Your instructions: Stop after the line with "YAxis, Legend, Label": repeat exactly every line before it, beginning with the first, and that line itself.

##########

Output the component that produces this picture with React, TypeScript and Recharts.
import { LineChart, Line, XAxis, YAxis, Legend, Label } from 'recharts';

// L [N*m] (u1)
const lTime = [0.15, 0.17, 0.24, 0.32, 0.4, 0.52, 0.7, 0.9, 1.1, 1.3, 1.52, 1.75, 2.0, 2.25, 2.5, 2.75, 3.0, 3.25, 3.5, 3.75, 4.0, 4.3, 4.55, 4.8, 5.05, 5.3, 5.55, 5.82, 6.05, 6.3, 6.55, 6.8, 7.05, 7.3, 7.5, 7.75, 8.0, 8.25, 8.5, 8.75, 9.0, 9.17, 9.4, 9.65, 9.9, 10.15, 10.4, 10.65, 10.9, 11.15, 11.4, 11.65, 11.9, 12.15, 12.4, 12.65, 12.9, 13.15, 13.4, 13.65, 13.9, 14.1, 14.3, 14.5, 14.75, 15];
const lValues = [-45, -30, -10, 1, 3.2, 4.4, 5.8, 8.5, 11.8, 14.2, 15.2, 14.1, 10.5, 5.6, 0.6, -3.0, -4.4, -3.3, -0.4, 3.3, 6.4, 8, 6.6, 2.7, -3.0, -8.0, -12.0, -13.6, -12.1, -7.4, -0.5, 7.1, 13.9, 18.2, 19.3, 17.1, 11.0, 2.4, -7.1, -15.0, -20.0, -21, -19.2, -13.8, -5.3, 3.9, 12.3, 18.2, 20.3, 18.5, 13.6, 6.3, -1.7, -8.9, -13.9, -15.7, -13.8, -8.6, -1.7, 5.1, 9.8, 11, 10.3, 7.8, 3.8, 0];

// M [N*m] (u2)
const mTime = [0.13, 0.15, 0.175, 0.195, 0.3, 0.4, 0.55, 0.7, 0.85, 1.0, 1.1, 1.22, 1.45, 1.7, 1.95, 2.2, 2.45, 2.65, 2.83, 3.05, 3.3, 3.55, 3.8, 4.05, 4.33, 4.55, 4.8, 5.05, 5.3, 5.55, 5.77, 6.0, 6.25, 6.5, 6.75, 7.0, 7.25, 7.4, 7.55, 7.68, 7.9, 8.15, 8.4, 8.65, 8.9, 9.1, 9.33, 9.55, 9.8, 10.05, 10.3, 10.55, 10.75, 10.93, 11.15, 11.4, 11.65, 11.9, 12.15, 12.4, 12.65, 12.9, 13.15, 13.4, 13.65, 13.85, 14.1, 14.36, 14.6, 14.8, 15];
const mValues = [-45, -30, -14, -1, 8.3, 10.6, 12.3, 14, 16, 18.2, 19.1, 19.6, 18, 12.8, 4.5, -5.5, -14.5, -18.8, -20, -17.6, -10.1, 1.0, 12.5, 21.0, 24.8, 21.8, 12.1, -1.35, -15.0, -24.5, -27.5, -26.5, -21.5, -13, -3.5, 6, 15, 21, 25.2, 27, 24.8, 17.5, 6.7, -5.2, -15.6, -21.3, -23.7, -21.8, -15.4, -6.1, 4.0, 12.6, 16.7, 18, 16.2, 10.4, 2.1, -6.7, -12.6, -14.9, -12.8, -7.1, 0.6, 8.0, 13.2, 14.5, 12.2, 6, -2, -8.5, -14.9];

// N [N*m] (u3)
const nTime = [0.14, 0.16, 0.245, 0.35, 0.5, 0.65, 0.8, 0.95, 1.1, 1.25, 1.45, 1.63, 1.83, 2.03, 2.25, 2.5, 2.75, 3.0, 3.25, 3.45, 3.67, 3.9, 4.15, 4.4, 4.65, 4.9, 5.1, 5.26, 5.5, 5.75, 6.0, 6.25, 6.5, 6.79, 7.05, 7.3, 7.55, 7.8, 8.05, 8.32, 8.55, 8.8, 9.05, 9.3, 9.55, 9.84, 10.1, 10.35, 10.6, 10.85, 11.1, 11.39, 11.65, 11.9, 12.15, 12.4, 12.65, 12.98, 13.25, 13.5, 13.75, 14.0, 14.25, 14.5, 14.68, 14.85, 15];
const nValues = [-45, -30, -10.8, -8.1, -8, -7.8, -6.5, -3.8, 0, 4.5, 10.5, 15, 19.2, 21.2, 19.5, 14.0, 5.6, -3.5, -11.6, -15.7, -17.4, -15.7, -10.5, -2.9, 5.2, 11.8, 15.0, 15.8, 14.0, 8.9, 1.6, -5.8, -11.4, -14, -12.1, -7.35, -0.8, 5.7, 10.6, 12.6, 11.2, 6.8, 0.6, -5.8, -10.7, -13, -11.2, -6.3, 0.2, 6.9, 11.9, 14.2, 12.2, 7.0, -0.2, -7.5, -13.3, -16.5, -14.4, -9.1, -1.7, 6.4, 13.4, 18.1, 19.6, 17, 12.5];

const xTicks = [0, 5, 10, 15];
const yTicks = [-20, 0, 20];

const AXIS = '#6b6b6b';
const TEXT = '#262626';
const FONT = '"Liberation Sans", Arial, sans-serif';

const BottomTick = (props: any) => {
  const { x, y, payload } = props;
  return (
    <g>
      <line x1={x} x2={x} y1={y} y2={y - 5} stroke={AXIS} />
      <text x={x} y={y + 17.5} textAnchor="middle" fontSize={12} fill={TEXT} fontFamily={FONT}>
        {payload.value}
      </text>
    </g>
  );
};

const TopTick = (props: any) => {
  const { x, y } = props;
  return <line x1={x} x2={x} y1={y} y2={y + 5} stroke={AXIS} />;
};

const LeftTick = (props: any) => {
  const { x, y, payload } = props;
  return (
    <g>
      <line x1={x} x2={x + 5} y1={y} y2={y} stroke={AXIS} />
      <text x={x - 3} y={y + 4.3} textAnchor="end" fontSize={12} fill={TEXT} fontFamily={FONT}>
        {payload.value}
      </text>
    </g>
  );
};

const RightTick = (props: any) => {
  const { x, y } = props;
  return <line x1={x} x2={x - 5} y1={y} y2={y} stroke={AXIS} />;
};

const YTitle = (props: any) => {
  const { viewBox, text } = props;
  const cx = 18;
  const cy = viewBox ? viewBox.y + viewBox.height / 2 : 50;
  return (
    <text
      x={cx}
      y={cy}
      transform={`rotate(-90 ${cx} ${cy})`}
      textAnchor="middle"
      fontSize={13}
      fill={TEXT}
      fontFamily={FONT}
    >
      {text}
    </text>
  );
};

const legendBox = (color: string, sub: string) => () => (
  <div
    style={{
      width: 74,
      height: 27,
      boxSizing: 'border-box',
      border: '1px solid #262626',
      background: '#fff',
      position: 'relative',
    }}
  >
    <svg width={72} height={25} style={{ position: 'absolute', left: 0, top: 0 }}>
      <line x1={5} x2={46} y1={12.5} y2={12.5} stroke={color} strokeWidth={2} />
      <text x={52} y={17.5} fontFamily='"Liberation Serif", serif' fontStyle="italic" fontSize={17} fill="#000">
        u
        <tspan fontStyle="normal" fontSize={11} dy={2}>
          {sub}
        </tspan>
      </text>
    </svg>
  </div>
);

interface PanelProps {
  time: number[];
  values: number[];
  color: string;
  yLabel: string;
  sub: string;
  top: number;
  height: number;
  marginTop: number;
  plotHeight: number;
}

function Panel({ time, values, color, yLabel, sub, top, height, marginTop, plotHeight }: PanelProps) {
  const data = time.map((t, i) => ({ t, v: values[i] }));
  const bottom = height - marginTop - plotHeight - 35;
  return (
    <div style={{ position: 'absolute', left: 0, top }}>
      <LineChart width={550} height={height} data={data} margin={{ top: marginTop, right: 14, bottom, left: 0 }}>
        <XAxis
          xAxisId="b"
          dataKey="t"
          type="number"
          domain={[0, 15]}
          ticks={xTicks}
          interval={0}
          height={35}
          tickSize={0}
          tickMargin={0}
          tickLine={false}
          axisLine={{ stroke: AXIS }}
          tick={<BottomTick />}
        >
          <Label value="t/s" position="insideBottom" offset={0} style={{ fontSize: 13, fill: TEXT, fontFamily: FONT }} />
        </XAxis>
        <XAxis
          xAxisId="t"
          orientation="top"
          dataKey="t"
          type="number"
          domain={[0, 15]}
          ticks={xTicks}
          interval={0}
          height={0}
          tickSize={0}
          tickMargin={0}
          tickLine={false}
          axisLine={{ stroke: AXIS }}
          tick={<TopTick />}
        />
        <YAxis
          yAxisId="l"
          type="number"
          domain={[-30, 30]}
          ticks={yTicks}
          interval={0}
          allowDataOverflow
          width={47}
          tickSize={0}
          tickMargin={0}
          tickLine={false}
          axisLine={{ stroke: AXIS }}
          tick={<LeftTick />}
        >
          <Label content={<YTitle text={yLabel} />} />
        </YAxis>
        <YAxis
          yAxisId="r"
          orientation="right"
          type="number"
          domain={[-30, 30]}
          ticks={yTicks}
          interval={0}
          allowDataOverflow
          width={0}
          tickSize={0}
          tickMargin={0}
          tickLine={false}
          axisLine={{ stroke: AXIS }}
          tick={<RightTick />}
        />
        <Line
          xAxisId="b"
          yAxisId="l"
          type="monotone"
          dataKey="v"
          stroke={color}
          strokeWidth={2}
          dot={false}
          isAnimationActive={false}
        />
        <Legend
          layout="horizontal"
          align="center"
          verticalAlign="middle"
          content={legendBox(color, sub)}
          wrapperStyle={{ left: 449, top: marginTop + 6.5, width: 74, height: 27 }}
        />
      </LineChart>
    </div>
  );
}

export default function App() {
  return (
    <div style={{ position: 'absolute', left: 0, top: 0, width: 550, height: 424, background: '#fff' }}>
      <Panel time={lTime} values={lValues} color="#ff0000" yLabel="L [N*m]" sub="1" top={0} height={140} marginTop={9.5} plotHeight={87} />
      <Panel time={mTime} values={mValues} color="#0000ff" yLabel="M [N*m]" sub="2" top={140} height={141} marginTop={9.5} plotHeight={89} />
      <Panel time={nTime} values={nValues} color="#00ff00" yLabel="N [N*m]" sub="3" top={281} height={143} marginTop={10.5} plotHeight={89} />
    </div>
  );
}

##########

Right answer:
Output the component that produces this picture with React, TypeScript and Recharts.
import { LineChart, Line, XAxis, YAxis, Legend, Label } from 'recharts';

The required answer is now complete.